Take Me Out to the Ballgame: Cubs-Indians Wrigley Field Experience
Leaving Wrigley Field after the Cleveland Indians’ 10-1 trounced the Chicago Cubs, I was struck by the complete transformation of the area around the National League’s answer to Fenway Park.
Red Sox fans, and anyone who’s ever been to a game at Fenway, know what I’m talking about. There’s a seamless integration of the ballpark’s history with modern amenities and concessions, together with a distinctive vibe along the street outside the park.
Cubs fans know Clark Street was a gauntlet of sorts after a ballgame, with cabs, buses and cops directing traffic. But tearing down a worn-out old McDonalds and building a sleek new hotel in its place changed the postgame scene dramatically. Bars up and down Clark Street—which still soak up their share of postgame revelry—have certainly taken notice of their new competition, along what the Cubs now call Gallagher Way.
The Ricketts family poured money into the area since they bought the team in 2009, and putting a championship team on the field has been part and parcel of revamping the majors’ only franchise to remain in the same city since 1876. If you thought Wrigley Field was something special before 2018, the updated version of it will take that feeling to a higher level. Although I miss the “Right Field Sucks!/Left Field Sucks!” battles that once rang out in the bleachers, I’ll give that up in favor of what took its place.
After walking out of a gift shop along Clark Street after the game, I noticed three Indians fans planning to take a picture. There were lots of Indians fans in attendance at the game, and they had plenty to be happy about afterward.
A guy in a white Indians jersey had his smartphone, and two of his buddies were posing with a blue police barricade. Traffic is now shut down along Clark Street around the ballpark, as it never was before this year, and the barricades are needed to make this happen.
One of the Indians fans in the soon-to-be-taken photo saw me and said “Cubs guy, get in this picture!” I was in full ballpark regalia, and perhaps they wanted me to lend some authenticity to their shot. I was happy to act as their Cubs totem, but only because I had something special to offer in return.

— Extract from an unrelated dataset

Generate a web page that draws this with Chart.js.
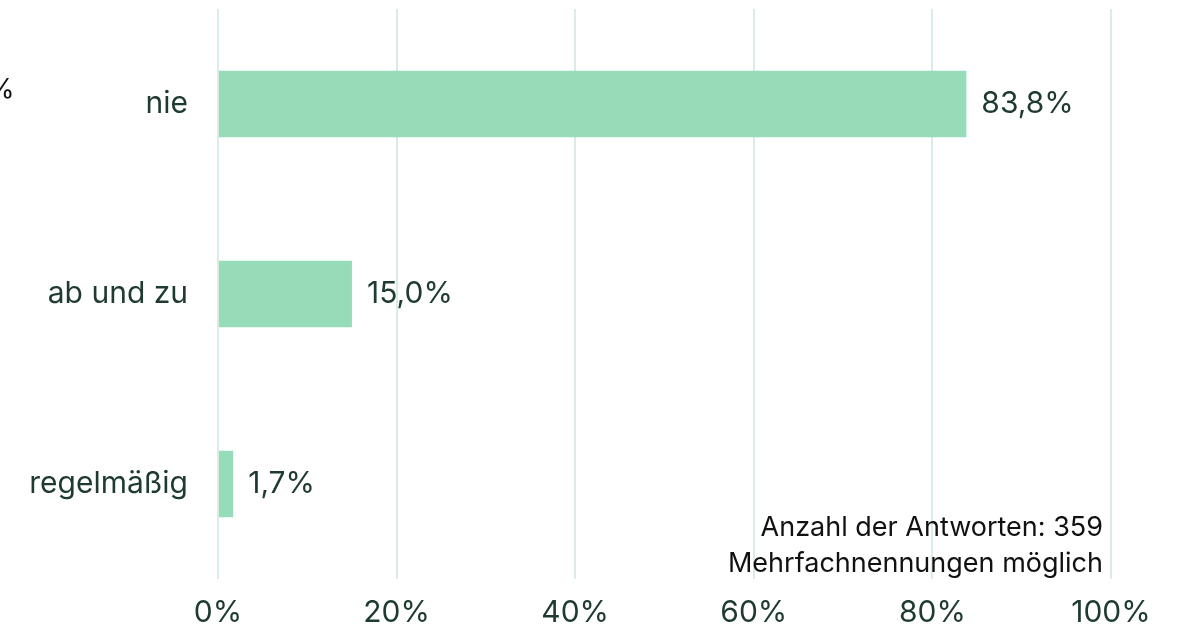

The Indians fans didn’t know my one and only purchase at the Cubs gift shop had been an enlarged reproduction of the scorecard filled out by Cubs announcer Pat Hughes for Game 7 of the 2016 World Series. For $10, I purchased the equivalent of a holy relic, something I had waited all my life to see.

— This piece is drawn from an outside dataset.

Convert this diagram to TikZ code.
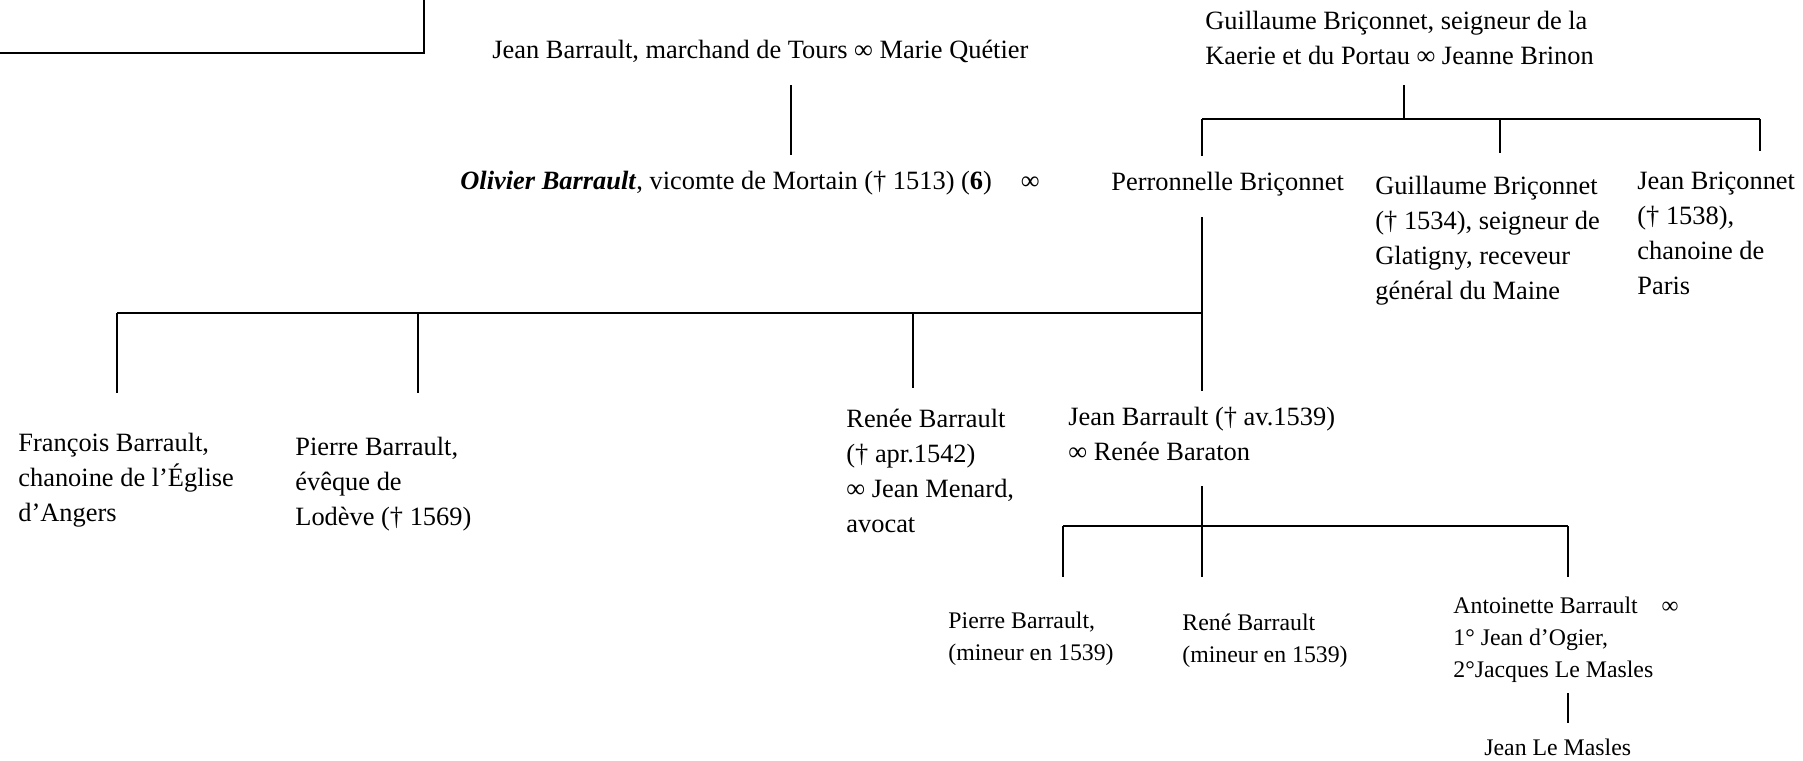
\documentclass[tikz,border=0pt]{standalone}
\usepackage{fontspec}
\setmainfont{Liberation Serif}
\newcommand{\lns}[1]{\begin{tabular}[t]{@{}l@{}}#1\end{tabular}}
\tikzset{
  person/.style={anchor=base west, inner sep=0pt, font=\fontsize{13.2}{17.5}\selectfont},
  smallperson/.style={anchor=base west, inner sep=0pt, font=\fontsize{11.9}{16}\selectfont},
  link/.style={line width=0.9pt},
  bar/.style={line width=1.1pt}
}
\begin{document}
\begin{tikzpicture}[x=0.5pt,y=-0.5pt]
\useasboundingbox (0,0) rectangle (1803,760);
% cut-off frame
\draw[link] (0,53) -- (424,53) -- (424,0);

% generation 1
\node[person] (barrpar) at (492,58) {Jean Barrault, marchand de Tours ∞ Marie Quétier};
\node[person] (bricpar) at (1205,29)
  {\lns{Guillaume Briçonnet, seigneur de la\\Kaerie et du Portau ∞ Jeanne Brinon}};

% generation 2
\node[person] (olivier) at (460,189) {\textbf{\textit{Olivier Barrault}}, vicomte de Mortain († 1513) (\textbf{6})\hspace{1.1em}∞};
\node[person] (perron) at (1111,190) {Perronnelle Briçonnet};
\node[person] (guill) at (1375,194) {\lns{Guillaume Briçonnet\\(† 1534), seigneur de\\Glatigny, receveur\\général du Maine}};
\node[person] (jbric) at (1637,189) {\lns{Jean Briçonnet\\(† 1538),\\chanoine de\\Paris}};

% generation 3
\node[person] (franc) at (18,451) {\lns{François Barrault,\\chanoine de l’Église\\d’Angers}};
\node[person] (pierre) at (295,455) {\lns{Pierre Barrault,\\évêque de\\Lodève († 1569)}};
\node[person] (renee) at (846,427) {\lns{Renée Barrault\\(† apr.1542)\\∞ Jean Menard,\\avocat}};
\node[person] (jean) at (1068,425) {\lns{Jean Barrault († av.1539)\\∞ Renée Baraton}};

% generation 4
\node[smallperson] (pierremin) at (948,628) {\lns{Pierre Barrault,\\(mineur en 1539)}};
\node[smallperson] (rene) at (1182,630) {\lns{René Barrault\\(mineur en 1539)}};
\node[smallperson] (antoin) at (1453,613) {\lns{Antoinette Barrault\hspace{1em}∞\\1° Jean d’Ogier,\\2°Jacques Le Masles}};
\node[smallperson] (lemasles) at (1484,755) {Jean Le Masles};

% Barrault -> Olivier
\coordinate (bt) at (791,85);
\coordinate (bb) at (791,155);
\draw[link] (bt) -- (bb);

% Briconnet -> children
\coordinate (gt) at (1404,85);
\coordinate (gl) at (1202,119);
\coordinate (gr) at (1760,119);
\coordinate (gd1) at (1202,156);
\coordinate (gd2) at (1500,153);
\coordinate (gd3) at (1760,151);
\draw[link] (gt) -- (gt |- gl);
\draw[bar] (gl) -- (gr);
\foreach \c in {gd1,gd2,gd3}
  \draw[link] (\c |- gl) -- (\c);

% Olivier x Perronnelle -> children
\coordinate (pt) at (1202,217);
\coordinate (pb) at (1202,391);
\coordinate (pl) at (117,313);
\coordinate (pd1) at (117,393);
\coordinate (pd2) at (418,393);
\coordinate (pd3) at (913,388);
\draw[link] (pt) -- (pb);
\draw[bar] (pl) -- (pt |- pl);
\foreach \c in {pd1,pd2,pd3}
  \draw[link] (\c |- pl) -- (\c);

% Jean -> children
\coordinate (jt) at (1202,486);
\coordinate (jb) at (1202,577);
\coordinate (jl) at (1063,526);
\coordinate (jr) at (1568,526);
\coordinate (jd1) at (1063,577);
\coordinate (jd2) at (1568,577);
\draw[link] (jt) -- (jb);
\draw[bar] (jl) -- (jr);
\foreach \c in {jd1,jd2}
  \draw[link] (\c |- jl) -- (\c);

% Antoinette -> Jean Le Masles
\coordinate (at) at (1568,693);
\coordinate (ab) at (1568,723);
\draw[link] (at) -- (ab);
\end{tikzpicture}
\end{document}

As the Indians photographer lined up his shot, I held up the Pat Hughes’ scorecard and gave the biggest grin I could. This was a photobomb of the highest order, at least in my mind. I was reminding the Indians fans on both sides of the lens that their team had indeed won the battle of May 22, but my team won the war of 2016. And that event will bind all of us together for as long as we live, however long that turns out to be.

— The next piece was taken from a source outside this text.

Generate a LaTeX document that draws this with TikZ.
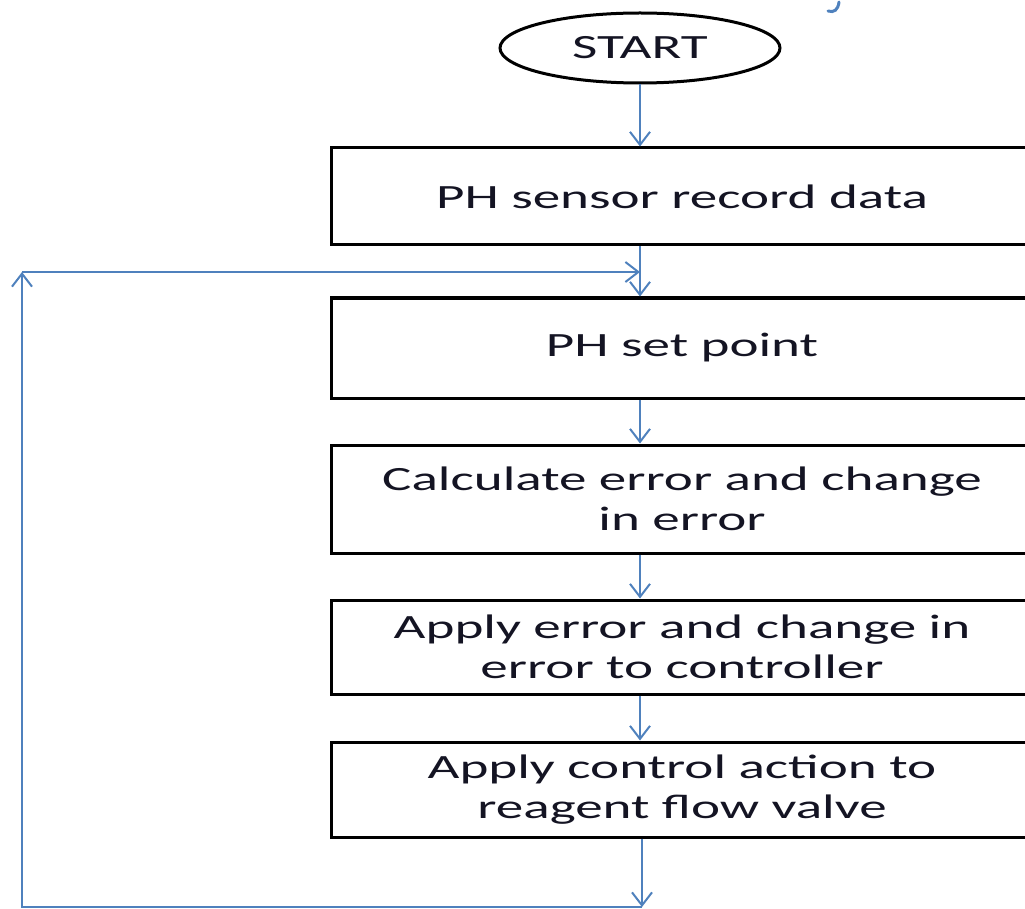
\documentclass[tikz,border=0pt]{standalone}
\usepackage{fontspec}
\setmainfont[FakeStretch=1.62]{Carlito}
\usetikzlibrary{shapes.geometric,arrows.meta}
\definecolor{flowblue}{RGB}{79,129,189}
\definecolor{txt}{RGB}{20,20,35}
\begin{document}
\begin{tikzpicture}[x=1pt,y=-1pt,
  stepbox/.style={draw,line width=3pt,minimum width=702pt,inner sep=0pt,align=center,text=txt,font=\fontsize{34}{40}\selectfont},
  startnode/.style={draw,ellipse,line width=3pt,minimum width=280pt,minimum height=70pt,inner sep=0pt,text=txt,font=\fontsize{34}{40}\selectfont},
  flow/.style={draw=flowblue,line width=2pt},
  arr/.style={flow,-{Straight Barb[length=13pt,width=20pt]}}]
\useasboundingbox (0,0) rectangle (1025,909);
\clip (0,0) rectangle (1025,909);

\node[startnode] (start) at (640,48) {START};
\node[stepbox,minimum height=97pt] (b1) at (682,196.5) {PH sensor record data};
\node[stepbox,minimum height=100pt] (b2) at (682,348) {PH set point};
\node[stepbox,minimum height=108pt] (b3) at (682,499) {Calculate error and change\\in error};
\node[stepbox,minimum height=94pt] (b4) at (682,647) {Apply error and change in\\error to controller};
\node[stepbox,minimum height=95pt] (b5) at (682,789.5) {Apply control action to\\reagent flow valve};

\coordinate (jn) at (640,272);
\coordinate (bot) at (642,907);
\coordinate (bl) at (22,907);
\coordinate (tl) at (22,272);

\draw[arr] (start.south) -- (start.south |- b1.north);
\draw[arr] (b1.south -| start) -- (b2.north -| start);
\draw[arr] (b2.south -| start) -- (b3.north -| start);
\draw[arr] (b3.south -| start) -- (b4.north -| start);
\draw[arr] (b4.south -| start) -- (b5.north -| start);
\draw[arr] (b5.south -| bot) -- (bot);
\draw[arr] (bot) -- (bl) -- (tl);
\draw[arr] (tl) -- (jn);

% small blue mark at the top edge
\draw[flowblue,line width=3pt,line cap=round] (839,2) .. controls (838,10) and (834,13) .. (828,11);
\end{tikzpicture}
\end{document}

The Indians fan taking the picture walked toward me and said “I know what that is.” I told him it will always be priceless to me. We shook hands, and I wished him well on his foray into the Chicago night. Maybe he had come in from Ohio, and maybe he lives here already, but he was ready to go out and celebrate his team’s victory, either way. I hope that someday he’ll have a scorecard of his own to purchase at an Indians gift shop.
As I pulled into a parking spot outside my house after the game, I was struck—as I sometimes am—by a Bruce Springsteen song lyric playing on satellite radio. The lyric proclaimed “We’re all riders on this train,” and I thought about myself and the Indians fans. We’re riders on the baseball train, and though we certainly sit in different cars along the way, we all put on our team’s gear and head to the ballpark, pulling for our team for the six or maybe seven months a year that we’re able to do so.
People can say whatever they want to about how baseball’s lost its importance based on TV ratings and blah, blah, blah. And I’m preaching to the choir when I say this, but show me another activity people devote so much attention to, especially over the summer months. Basketball and hockey seasons will come to an end soon, and then it will be all baseball, all the time until Labor Day weekend rolls around. W.P. Kinsella wrote about “the thrill of the grass,” and I couldn’t agree more. Bring it on!